Summary
In Trepel v. Diop, No. 02 Civ. 7726 (GEL), 2003 WL 22283816 (S.D.N.Y. Oct. 2, 2003), the Court confronted an analogous situation where a judgment creditor was the successful bidder at a court-ordered sale of the judgment debtor's apartment, and a dispute arose between the judgment creditor and the apartment cooperative over the judgment creditor's right to access the apartment.
Summary of this case from Mishcon De Reya N.Y. LLP v. Grail Semiconductor, Inc.Opinion
02 Civ. 7726 (GEL)
October 1, 2003
Aidan M. McCormack, Hodgson Russ LLP, New York, N.Y., for plaintiff/movant Martin Trepel
David L. Fingerhut, Richman Fingerhut, P.C. New York, NY, for respondent Connaught Tower Corp.
OPINION AND ORDER
This case presents a curious question of federal jurisdiction. Plaintiff Martin Trepel sued defendant Mourtala Diop for fraud in the sale of certain art works. Diop, who was also being prosecuted criminally by New York State authorities in connection with the same transactions, fled the jurisdiction, and Trepel was awarded a default judgment. In an effort to satisfy the judgment, Diop's cooperative apartment was attached, and sold at auction by the county sheriff. Trepel himself was the successful bidder at the sale. In anticipation of the sale, and in order expedite the transaction, Trepel agreed with the cooperative, Connaught Towers Corporation ("Connaught") that his acquisition ofthe rights to the apartment would "not constitute permission of approval to occupy, reside in, or utilize the Apartment under any circumstances or for any purpose except its re-sale." In exchange, Connaught agreed that it would not "require an interview or other personal information regarding Trepel" in order to issue Trepel stock in the cooperative and a proprietary lease to the apartment. (Olick Aff. Ex. A at ¶ 4.) Following the sale, shares in the cooperative corporation and a proprietary lease to the apartment were duly issued to Trepel.
A dispute has now arisen between Connaught and Trepel. Connaught has refused to issue Trepel a key to the apartment, and insists that he be escorted to and from the apartment, arguing that since Trepel is not entitled to reside in the building without approval by the coop board, it must maintain control over his access to the premises. Trepel maintains that Connaught's restriction on his access interferes with his ability to sell the apartment. The parties dispute a number of facts concerning the extent to which Trepel has actually taken steps to sell the apartment, the number of occasions on which his efforts to visit the apartment were frustrated by building personnel, and the circumstances surrounding such visits.

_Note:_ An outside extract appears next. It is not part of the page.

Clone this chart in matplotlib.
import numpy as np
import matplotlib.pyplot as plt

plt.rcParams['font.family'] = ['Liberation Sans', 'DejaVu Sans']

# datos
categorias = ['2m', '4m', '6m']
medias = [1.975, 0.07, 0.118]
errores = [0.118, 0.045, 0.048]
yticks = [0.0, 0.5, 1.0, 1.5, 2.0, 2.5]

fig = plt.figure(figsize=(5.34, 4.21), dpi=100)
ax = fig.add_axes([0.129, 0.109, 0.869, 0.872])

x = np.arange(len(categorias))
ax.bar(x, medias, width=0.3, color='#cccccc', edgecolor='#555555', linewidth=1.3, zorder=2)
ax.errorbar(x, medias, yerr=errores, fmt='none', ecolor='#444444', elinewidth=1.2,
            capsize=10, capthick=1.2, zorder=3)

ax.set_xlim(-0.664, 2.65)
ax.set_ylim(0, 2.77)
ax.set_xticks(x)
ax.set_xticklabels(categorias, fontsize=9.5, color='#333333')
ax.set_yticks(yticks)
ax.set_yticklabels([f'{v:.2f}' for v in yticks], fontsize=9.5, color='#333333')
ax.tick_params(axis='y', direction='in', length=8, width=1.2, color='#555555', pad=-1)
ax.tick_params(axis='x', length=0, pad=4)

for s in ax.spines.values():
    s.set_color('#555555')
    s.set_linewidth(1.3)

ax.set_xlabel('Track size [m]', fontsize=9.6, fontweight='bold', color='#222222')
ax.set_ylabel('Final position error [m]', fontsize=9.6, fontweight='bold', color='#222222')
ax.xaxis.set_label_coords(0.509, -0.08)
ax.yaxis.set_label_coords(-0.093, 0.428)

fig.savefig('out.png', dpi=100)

One might think that since both parties profess a desire to see the apartment re-sold, and Trepel disavows any intention to do anything other than effectuate a sale, reasonable people in good faith could easily agree to provide Trepel and his realtor or prospective purchasers access to the apartment on reasonable terms, while guaranteeing to Connaught sufficient control over that access to protect its interests. But parties sometimes cannot reach such accommodations, and Trepel eventually brought an order to show cause in the above-captioned case, seeking an order compelling Connaught to provide him with a key to the apartment, and for related relief.
The dispute between Connaught and Trepel involves no federal claim; the division of incidents of ownership between a cooperative corporation as landlord and a shareholder-tenant is governed exclusively by New York State law. There has been no assertion that the amount in controversy is sufficient to support diversity jurisdiction. In any event, Trepel has not sought to bring a federal lawsuit against Connaught. Rather, he argues that this Court has ancillary jurisdiction over his dispute with Connaught in order to enforce its judgment in his favor in the underlying case.

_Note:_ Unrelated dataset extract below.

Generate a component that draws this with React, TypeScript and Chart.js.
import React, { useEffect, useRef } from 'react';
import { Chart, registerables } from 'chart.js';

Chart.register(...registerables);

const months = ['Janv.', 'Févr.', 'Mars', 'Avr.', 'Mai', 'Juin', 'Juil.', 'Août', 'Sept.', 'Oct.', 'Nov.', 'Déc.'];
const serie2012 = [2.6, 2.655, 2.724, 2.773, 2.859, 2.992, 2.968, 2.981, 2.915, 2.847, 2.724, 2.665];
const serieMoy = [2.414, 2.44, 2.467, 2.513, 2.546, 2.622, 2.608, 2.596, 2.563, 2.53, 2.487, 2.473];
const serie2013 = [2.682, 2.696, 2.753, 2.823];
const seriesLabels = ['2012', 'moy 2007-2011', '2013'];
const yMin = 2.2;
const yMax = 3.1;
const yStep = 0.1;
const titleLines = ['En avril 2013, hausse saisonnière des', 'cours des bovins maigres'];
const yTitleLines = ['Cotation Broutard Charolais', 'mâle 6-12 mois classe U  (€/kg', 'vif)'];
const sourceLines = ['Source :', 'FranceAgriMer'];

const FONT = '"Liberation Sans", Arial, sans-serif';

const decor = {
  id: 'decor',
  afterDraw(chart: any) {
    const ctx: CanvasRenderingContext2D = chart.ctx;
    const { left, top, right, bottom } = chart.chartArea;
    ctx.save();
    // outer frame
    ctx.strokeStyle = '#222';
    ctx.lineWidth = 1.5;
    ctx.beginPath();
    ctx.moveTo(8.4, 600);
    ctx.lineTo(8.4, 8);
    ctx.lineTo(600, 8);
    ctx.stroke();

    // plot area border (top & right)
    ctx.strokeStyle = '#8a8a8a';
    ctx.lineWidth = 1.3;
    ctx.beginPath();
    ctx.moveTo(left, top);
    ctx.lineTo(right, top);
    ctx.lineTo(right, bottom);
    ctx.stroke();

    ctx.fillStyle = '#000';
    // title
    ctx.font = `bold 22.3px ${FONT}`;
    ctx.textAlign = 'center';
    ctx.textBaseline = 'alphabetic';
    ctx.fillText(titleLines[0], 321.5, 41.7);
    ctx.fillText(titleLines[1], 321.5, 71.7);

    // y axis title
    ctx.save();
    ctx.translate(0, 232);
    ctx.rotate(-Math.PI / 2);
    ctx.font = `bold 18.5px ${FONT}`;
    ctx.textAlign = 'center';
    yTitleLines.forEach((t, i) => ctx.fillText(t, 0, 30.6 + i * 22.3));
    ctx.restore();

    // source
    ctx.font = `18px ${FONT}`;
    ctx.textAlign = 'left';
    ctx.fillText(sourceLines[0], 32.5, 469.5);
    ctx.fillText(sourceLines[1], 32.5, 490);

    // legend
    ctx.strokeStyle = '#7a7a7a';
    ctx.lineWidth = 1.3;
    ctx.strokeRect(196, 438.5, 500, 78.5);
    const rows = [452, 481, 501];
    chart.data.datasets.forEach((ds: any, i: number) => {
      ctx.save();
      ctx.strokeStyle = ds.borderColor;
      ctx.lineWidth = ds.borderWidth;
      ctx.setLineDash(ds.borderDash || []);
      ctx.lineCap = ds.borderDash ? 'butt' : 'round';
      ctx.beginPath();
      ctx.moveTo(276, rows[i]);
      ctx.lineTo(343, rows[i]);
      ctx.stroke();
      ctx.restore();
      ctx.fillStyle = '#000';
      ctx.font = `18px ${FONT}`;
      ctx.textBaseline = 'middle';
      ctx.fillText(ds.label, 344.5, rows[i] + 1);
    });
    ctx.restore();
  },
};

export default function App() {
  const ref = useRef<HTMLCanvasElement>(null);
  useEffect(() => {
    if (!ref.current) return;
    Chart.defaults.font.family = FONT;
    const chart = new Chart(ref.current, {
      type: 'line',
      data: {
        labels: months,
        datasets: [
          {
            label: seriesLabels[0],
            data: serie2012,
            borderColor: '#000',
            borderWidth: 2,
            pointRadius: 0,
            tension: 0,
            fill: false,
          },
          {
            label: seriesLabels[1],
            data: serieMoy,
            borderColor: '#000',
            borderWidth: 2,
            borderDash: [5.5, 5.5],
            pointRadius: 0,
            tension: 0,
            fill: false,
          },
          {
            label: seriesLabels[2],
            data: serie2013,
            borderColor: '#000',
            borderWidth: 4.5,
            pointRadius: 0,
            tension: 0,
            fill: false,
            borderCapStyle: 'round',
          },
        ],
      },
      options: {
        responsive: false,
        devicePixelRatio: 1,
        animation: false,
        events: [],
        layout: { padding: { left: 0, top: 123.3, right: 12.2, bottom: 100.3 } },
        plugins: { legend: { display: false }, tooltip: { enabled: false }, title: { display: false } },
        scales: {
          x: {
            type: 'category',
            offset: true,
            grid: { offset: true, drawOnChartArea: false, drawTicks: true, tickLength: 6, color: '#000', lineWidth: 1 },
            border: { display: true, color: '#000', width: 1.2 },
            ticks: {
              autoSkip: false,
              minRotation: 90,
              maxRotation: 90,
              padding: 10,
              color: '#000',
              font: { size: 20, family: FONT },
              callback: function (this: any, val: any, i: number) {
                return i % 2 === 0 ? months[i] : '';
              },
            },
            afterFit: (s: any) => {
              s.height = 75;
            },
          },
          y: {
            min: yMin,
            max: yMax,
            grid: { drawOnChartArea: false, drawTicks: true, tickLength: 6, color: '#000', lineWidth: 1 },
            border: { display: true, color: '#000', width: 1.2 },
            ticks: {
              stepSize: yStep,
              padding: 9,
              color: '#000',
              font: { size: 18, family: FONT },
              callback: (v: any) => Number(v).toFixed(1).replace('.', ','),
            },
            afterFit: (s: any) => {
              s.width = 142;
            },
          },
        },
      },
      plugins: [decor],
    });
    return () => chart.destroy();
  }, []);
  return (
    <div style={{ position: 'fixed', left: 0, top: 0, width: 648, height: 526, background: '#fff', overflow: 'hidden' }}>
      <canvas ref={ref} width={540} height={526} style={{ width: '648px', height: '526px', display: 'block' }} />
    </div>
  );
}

Trepel is unquestionably correct that a federal court may assert authority over non-federal claims "when necessary to give effect to the court's judgment." Finley v. United States, 490 U.S. 545, 551 (1989). He cites authority as venerable as Chief Justice Marshall's opinion in Wayman v. Southard, 23 U.S. (10 Wheat.) 1, 23 (1825), for the proposition that a federal court's jurisdiction "is not exhausted by the rendition of its judgment, but continues until that judgment shall be satisfied." Such jurisdiction may exist even as to third parties who are strangers to the underlying action, as where a defendant has engaged in a fraudulent conveyance of assets and the plaintiff seeks to recover the assets from the recipient of the conveyance.
The Second Circuit had occasion to apply this principle in Grimes v. Chrysler Motors Corp., 565 F.2d 841 (2d Cir. 1977). There, a dispute had arisen among plaintiffs in a diversity case, counsel of record in the case, and trial counsel, over the distribution of settlement proceeds. Recognizing that the issues presented in the dispute involved only state-law contract issues, and that the district court would not have had diversity jurisdiction over an independent lawsuit among the parties, the Court of Appeals nevertheless sustained the District Court's exercise of federal jurisdiction to resolve the dispute. The Court found "ample authority that a distict court acquires jurisdiction of a case or controversy as an entirety, and may, as an incident to the disposition of a matter properly before it, possess jurisdiction to decide other matters raised by the case of which it could not take cognizance were they independently presented." Id. at 844. More particularly, the Court noted that "the exercise of ancillary jurisdiction is appropriate where the subsidiary controversy `has direct relation to property or assets actually or constructively drawn into the court's possession or control by the principal suit.'" Id., quoting Fulton National Bank of Atlanta v. Hozier, 267 U.S. 276, 280 (1925).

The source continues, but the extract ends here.